Hm, pozostaje mi iść w zaparte i uczyć się, kochać bardziej, udowadniać, dzielić się. Być może jeśli nauczę się z prawdziwą pasją podchodzić do jednej dziedziny, nauczę się też z taką pasją podchodzić do całego życia? :)

Trzymajcie się.

poniedziałek, 1 lipca 2013

Pomagamy!

Osobom które lubią i chcą pomagać proponuję...pomaganie bez wychodzenia z domu. :)

Oto kilka sposobów:

http://zloteserce.pl/ : 
Zwyczajna wyszukiwarka, ale za każde szukanie płacą sponsorzy.

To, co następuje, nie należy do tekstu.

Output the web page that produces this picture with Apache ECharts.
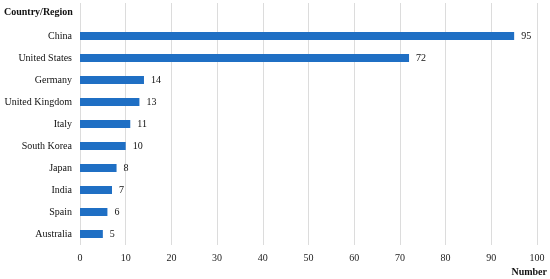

http://www.freerice.com/ : 
Free rice to gra która polega na wyborze dowolnej kategorii i odpowiadaniu na pytania. Każdą prawidłową odpowiedzią pomagasz. 

http://www.okruszek.org.pl/ oraz http://www.pah.org.pl/o-pah/8/
Kliknij - to wszystko. :) 

Jeśli ktoś chce się bardziej zaangażować w pomoc innym, można popytać w szkole lub poszukać w internecie i zadzwonić do fundacji, stowarzyszenia, czy czegoś podobnego i zwyczajnie zapytać jak można pomóc. Może być potrzebna rozmowa wstępna z osobą pracującą w takim miejscu. Trzeba również mieć zgodę rodziców (jeśli nie jest się pełnoletnią osobą) i podpisać dokument świadczący o tym że nic nie wyniesie się z ośrodka, nie będzie się rozpowiadać cudzych historii i tak dalej. Praca w takim miejscu polega głównie na umilaniu podopiecznym czasu.  Wolontariuszem można zostać od 13 roku życia.